*Prompt*. Nothing outside the lines from the one containing "Write a LaTeX" through the one containing "(-10,2) rectangle (634,470);" should be copied, and no pictures either. Copy those lines exactly.

┌──

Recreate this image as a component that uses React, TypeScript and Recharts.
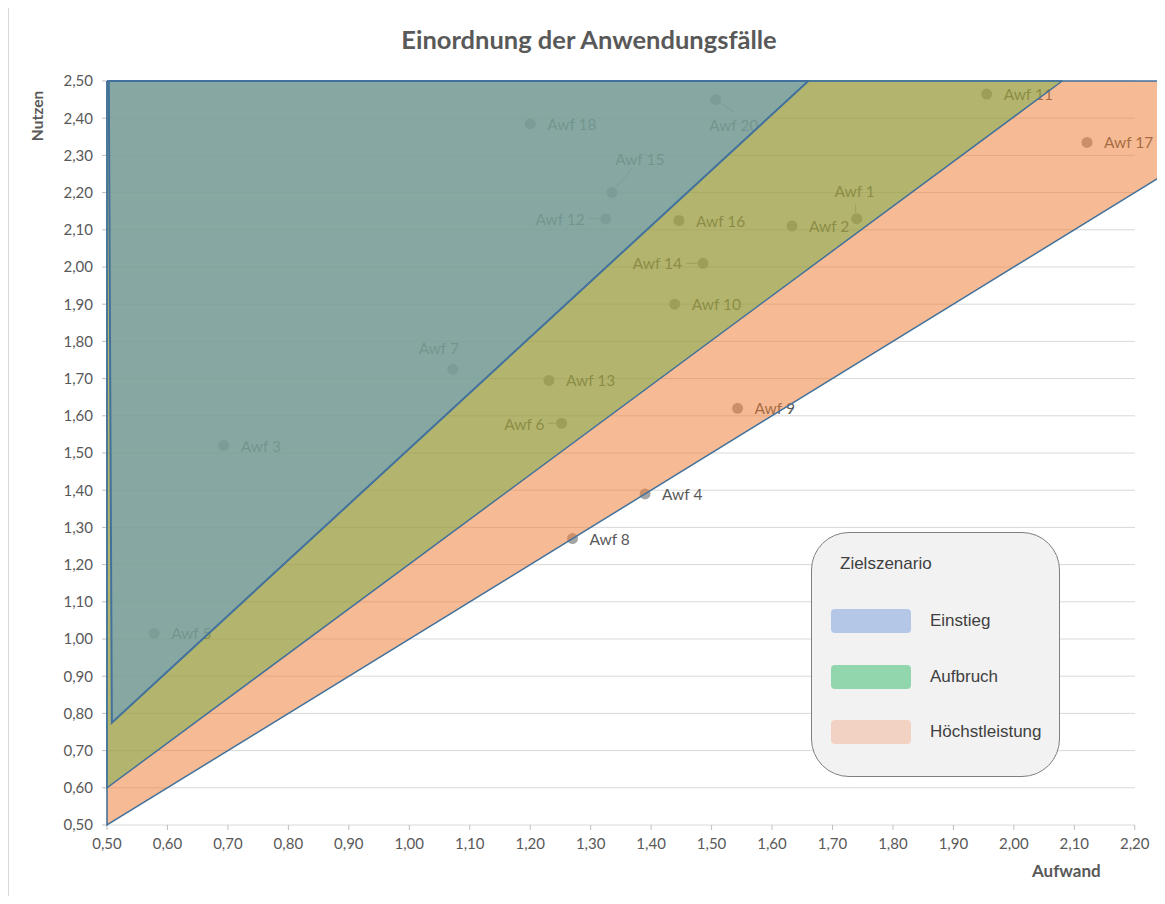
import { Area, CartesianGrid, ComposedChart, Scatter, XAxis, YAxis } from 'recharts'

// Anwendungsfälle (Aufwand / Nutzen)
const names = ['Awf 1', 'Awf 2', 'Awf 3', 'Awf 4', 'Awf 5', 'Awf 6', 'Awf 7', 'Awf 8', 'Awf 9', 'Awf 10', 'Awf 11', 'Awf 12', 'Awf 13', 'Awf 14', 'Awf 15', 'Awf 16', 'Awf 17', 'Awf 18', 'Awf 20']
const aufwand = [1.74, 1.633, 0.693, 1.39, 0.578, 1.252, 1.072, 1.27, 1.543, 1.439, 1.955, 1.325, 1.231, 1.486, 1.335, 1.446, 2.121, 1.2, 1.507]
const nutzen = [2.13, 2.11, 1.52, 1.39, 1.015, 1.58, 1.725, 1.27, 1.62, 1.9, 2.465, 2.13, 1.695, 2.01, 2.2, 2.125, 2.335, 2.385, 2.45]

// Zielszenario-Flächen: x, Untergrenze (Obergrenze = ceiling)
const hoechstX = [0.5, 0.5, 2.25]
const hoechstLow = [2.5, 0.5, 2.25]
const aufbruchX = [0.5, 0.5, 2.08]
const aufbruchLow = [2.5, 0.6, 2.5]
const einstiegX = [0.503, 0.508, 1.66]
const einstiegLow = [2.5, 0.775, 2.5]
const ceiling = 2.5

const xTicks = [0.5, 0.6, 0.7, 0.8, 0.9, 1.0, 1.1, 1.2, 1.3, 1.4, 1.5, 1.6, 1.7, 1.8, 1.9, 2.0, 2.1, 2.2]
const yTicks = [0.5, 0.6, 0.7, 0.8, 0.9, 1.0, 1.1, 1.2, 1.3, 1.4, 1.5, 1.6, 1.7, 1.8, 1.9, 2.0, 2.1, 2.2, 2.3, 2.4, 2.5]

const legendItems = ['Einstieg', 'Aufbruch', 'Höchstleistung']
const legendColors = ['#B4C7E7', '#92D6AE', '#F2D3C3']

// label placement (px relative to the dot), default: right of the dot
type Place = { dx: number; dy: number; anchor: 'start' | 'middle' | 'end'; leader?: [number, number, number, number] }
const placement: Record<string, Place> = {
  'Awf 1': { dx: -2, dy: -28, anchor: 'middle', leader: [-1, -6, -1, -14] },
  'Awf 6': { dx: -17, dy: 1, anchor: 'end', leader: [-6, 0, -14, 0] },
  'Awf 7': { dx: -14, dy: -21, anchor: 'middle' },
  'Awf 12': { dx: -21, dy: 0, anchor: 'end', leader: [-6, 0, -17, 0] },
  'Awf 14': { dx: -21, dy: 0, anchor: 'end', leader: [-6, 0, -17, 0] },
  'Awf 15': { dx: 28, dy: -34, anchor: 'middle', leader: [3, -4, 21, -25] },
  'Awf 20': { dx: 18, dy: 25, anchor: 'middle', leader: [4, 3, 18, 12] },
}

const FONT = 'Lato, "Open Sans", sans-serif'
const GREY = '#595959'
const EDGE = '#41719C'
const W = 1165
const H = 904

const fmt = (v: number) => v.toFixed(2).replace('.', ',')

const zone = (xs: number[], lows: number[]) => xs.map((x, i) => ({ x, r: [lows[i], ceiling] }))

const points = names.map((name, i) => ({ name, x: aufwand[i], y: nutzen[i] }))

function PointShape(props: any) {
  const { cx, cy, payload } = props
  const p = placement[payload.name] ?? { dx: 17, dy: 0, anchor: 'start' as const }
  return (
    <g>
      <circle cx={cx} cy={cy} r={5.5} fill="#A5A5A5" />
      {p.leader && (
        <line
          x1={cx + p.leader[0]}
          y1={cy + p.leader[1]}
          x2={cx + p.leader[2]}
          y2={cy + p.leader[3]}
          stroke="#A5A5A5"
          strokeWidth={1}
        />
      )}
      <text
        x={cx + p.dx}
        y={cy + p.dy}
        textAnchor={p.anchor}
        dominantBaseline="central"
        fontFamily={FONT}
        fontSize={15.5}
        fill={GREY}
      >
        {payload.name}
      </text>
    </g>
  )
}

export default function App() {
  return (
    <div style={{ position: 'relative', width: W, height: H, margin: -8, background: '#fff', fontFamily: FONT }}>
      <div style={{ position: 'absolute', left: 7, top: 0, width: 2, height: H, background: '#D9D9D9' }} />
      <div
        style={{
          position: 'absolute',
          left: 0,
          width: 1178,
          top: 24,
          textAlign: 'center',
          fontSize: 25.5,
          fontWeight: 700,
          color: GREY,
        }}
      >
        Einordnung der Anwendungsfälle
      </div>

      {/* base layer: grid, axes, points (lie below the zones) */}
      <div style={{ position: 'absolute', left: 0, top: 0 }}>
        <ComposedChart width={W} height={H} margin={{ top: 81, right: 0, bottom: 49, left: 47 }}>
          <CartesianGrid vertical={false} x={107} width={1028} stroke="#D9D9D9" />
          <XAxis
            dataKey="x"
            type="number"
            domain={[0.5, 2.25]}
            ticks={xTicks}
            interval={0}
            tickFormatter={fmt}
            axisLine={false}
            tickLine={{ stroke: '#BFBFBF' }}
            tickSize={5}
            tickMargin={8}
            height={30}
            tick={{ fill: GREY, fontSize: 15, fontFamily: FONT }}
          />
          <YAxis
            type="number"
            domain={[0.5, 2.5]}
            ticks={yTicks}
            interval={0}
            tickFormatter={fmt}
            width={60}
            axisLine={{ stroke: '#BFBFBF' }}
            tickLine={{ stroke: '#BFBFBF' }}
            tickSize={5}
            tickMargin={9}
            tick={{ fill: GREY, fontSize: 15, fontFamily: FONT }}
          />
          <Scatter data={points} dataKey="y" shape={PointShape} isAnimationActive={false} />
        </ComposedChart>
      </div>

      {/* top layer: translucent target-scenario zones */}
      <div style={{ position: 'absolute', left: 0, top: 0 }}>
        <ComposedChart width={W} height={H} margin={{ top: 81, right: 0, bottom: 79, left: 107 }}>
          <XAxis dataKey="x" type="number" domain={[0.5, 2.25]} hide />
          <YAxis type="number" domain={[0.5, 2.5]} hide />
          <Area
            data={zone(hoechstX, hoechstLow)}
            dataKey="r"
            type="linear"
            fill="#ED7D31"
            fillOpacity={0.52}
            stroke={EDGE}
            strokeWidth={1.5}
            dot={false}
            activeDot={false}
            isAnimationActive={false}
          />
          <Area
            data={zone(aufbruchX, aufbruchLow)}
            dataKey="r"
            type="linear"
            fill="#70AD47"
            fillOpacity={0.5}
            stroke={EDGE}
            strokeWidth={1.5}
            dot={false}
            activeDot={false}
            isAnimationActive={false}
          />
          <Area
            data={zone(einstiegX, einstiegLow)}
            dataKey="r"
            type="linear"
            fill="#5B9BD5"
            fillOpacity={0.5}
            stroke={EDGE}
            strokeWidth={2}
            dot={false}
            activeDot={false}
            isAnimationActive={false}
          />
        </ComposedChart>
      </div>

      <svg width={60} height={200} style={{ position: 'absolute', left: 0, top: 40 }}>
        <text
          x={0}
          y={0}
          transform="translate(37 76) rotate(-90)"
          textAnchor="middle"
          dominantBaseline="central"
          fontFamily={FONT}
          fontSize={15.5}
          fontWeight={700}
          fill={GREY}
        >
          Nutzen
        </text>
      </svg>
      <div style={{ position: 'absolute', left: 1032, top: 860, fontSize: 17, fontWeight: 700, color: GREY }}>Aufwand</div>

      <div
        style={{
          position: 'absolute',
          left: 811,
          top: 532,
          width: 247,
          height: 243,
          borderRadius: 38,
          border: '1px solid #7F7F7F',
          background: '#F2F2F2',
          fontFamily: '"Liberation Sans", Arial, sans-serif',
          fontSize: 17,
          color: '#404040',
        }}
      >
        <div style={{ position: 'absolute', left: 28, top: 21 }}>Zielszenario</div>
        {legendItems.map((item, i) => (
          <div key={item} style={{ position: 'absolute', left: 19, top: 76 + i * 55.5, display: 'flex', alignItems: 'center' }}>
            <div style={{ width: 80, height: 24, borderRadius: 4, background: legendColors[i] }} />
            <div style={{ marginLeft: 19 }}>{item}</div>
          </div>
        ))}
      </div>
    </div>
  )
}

└──
┌──

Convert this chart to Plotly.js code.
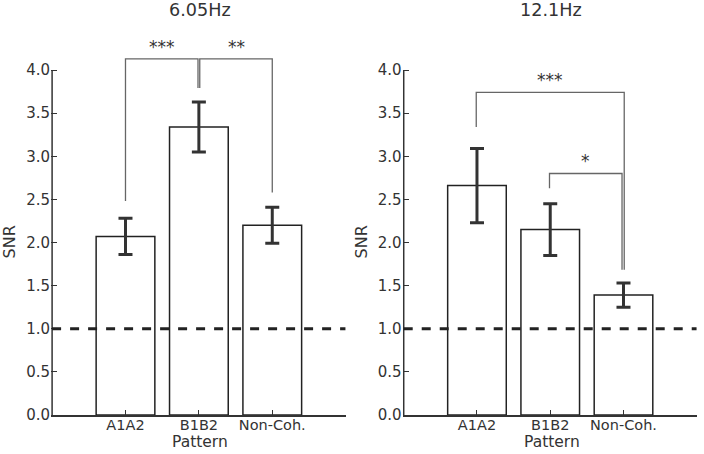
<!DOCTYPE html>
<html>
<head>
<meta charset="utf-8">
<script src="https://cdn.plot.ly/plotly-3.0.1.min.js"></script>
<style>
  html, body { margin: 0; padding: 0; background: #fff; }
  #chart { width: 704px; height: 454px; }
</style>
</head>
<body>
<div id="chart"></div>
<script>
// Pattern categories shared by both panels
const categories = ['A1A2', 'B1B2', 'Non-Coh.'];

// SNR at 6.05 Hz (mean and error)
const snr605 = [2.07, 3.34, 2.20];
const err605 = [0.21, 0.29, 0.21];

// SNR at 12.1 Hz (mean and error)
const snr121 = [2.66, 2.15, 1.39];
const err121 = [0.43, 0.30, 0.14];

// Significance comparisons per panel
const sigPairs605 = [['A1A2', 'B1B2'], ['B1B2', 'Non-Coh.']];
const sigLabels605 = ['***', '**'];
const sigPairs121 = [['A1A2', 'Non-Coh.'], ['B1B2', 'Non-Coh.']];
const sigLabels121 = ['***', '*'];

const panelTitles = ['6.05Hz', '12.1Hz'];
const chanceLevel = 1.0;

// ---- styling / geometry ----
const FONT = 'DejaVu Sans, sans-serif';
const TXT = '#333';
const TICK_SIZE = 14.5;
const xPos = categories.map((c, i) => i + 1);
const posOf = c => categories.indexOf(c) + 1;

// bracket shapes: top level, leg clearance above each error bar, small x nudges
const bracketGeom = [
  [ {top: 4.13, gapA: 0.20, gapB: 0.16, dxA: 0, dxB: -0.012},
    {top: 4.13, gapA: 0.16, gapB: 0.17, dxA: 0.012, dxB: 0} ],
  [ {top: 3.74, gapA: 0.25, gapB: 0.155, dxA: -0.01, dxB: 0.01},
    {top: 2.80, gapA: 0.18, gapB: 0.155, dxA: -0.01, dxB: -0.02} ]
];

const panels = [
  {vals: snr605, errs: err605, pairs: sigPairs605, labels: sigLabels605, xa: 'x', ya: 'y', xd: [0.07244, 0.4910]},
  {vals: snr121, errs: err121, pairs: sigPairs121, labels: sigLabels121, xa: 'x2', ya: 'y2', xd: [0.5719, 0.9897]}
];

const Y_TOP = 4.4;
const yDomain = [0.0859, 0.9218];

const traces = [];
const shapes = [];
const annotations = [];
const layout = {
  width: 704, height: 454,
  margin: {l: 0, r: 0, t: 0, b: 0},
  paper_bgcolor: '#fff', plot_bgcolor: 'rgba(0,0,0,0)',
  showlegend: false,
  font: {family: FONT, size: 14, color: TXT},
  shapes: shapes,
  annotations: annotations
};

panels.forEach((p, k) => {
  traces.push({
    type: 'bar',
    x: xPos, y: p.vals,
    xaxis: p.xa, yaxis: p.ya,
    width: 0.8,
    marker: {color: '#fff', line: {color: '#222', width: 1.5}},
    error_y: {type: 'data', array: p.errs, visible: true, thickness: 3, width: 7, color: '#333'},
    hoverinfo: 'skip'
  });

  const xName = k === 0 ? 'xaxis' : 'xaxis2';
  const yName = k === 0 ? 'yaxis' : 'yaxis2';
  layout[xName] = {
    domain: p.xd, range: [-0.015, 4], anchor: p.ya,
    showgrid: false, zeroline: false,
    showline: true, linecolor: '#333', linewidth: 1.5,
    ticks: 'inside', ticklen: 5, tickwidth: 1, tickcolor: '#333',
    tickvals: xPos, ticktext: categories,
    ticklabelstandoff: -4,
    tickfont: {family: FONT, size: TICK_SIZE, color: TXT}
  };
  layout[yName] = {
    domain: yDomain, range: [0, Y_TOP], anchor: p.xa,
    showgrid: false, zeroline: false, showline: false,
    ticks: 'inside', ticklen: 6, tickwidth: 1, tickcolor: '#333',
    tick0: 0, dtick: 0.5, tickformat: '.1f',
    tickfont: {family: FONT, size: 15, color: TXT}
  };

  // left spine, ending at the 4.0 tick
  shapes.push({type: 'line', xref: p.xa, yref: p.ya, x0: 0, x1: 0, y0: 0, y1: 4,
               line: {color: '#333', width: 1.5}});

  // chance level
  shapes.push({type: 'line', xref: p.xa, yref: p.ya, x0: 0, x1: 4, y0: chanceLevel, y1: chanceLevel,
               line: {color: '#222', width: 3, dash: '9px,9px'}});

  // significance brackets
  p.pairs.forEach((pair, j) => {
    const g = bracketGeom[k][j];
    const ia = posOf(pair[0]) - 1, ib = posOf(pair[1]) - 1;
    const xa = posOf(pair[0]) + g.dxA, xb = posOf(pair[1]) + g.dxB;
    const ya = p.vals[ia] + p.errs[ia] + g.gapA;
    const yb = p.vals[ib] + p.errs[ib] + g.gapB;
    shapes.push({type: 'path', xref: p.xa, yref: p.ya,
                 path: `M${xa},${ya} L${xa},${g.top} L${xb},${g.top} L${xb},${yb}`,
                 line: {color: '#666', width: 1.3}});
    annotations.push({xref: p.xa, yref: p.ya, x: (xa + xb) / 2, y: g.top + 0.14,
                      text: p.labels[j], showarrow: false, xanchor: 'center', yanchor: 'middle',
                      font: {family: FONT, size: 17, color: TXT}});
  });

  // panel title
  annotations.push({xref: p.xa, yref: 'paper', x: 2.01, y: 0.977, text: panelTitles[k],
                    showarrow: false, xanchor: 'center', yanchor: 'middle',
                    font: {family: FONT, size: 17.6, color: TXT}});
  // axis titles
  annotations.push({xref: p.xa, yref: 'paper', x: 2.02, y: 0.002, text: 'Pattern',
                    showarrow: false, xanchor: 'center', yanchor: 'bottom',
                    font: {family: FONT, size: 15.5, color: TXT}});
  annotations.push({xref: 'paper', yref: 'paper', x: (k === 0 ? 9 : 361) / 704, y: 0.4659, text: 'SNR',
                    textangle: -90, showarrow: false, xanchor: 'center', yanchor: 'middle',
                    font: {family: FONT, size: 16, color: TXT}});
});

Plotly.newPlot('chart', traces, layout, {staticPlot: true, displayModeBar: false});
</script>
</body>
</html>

└──
┌──

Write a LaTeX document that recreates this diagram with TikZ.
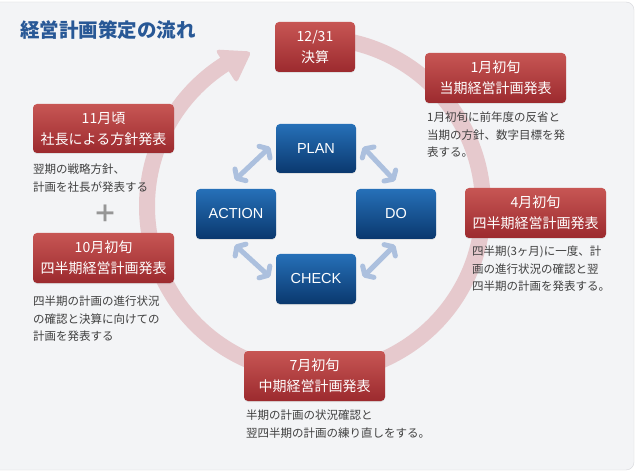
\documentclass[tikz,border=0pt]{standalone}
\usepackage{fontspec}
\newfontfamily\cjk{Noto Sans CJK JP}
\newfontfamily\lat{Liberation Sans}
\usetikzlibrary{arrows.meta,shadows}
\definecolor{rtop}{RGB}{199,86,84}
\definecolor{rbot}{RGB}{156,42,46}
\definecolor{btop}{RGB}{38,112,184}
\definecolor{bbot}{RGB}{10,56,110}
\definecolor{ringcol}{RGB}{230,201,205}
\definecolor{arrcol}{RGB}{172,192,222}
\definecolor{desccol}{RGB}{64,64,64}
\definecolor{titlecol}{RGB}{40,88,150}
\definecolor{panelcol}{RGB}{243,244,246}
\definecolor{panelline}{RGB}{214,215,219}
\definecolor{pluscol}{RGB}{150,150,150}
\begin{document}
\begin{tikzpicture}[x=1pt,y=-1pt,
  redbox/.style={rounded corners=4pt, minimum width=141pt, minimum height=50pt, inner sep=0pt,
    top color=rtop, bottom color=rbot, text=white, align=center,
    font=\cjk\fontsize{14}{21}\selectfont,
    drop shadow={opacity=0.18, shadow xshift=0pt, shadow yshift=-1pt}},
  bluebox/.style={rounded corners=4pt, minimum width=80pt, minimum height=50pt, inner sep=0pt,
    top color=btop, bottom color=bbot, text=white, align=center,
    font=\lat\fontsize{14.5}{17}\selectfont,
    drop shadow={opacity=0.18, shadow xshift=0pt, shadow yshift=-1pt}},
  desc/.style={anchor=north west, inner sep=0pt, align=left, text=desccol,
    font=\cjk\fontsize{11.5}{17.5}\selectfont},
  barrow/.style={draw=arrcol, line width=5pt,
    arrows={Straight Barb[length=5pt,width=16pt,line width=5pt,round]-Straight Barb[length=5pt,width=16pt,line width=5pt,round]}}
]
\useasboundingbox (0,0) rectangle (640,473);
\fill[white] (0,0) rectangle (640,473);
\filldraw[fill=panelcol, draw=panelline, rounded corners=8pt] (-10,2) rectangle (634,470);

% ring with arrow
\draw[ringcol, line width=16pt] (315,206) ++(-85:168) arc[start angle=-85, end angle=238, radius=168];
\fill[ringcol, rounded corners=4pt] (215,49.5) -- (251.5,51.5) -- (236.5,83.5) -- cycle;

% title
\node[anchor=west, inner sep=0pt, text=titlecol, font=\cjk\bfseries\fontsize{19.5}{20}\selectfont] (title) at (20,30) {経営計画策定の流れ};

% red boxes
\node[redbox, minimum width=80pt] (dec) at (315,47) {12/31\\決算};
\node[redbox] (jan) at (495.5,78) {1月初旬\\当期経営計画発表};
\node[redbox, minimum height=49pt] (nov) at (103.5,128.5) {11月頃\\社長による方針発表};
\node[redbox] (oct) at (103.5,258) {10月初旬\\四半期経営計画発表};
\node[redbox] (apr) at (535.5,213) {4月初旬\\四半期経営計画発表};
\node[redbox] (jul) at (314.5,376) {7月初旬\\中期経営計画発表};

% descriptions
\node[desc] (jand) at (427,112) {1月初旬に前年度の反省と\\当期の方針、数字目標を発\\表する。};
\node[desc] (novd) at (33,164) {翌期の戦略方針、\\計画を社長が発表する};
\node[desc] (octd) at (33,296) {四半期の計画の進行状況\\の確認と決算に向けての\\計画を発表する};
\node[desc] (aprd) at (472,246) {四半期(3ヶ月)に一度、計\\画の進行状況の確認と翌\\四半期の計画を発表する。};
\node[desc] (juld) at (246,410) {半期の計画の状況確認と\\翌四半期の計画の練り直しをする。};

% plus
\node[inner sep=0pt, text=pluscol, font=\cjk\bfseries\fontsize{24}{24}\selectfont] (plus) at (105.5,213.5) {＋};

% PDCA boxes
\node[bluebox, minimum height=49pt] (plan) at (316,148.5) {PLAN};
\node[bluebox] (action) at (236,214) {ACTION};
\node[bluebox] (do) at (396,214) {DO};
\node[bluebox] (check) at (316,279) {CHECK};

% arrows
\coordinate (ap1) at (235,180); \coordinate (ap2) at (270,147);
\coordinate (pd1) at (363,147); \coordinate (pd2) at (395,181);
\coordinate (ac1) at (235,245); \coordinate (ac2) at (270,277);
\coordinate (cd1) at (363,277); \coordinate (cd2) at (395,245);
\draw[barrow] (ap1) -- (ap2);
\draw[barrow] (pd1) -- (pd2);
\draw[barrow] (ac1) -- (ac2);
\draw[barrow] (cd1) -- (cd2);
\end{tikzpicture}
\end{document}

└──

*Full output*.
Write a LaTeX document that recreates this diagram with TikZ.
\documentclass[tikz,border=0pt]{standalone}
\usepackage{fontspec}
\newfontfamily\cjk{Noto Sans CJK JP}
\newfontfamily\lat{Liberation Sans}
\usetikzlibrary{arrows.meta,shadows}
\definecolor{rtop}{RGB}{199,86,84}
\definecolor{rbot}{RGB}{156,42,46}
\definecolor{btop}{RGB}{38,112,184}
\definecolor{bbot}{RGB}{10,56,110}
\definecolor{ringcol}{RGB}{230,201,205}
\definecolor{arrcol}{RGB}{172,192,222}
\definecolor{desccol}{RGB}{64,64,64}
\definecolor{titlecol}{RGB}{40,88,150}
\definecolor{panelcol}{RGB}{243,244,246}
\definecolor{panelline}{RGB}{214,215,219}
\definecolor{pluscol}{RGB}{150,150,150}
\begin{document}
\begin{tikzpicture}[x=1pt,y=-1pt,
  redbox/.style={rounded corners=4pt, minimum width=141pt, minimum height=50pt, inner sep=0pt,
    top color=rtop, bottom color=rbot, text=white, align=center,
    font=\cjk\fontsize{14}{21}\selectfont,
    drop shadow={opacity=0.18, shadow xshift=0pt, shadow yshift=-1pt}},
  bluebox/.style={rounded corners=4pt, minimum width=80pt, minimum height=50pt, inner sep=0pt,
    top color=btop, bottom color=bbot, text=white, align=center,
    font=\lat\fontsize{14.5}{17}\selectfont,
    drop shadow={opacity=0.18, shadow xshift=0pt, shadow yshift=-1pt}},
  desc/.style={anchor=north west, inner sep=0pt, align=left, text=desccol,
    font=\cjk\fontsize{11.5}{17.5}\selectfont},
  barrow/.style={draw=arrcol, line width=5pt,
    arrows={Straight Barb[length=5pt,width=16pt,line width=5pt,round]-Straight Barb[length=5pt,width=16pt,line width=5pt,round]}}
]
\useasboundingbox (0,0) rectangle (640,473);
\fill[white] (0,0) rectangle (640,473);
\filldraw[fill=panelcol, draw=panelline, rounded corners=8pt] (-10,2) rectangle (634,470);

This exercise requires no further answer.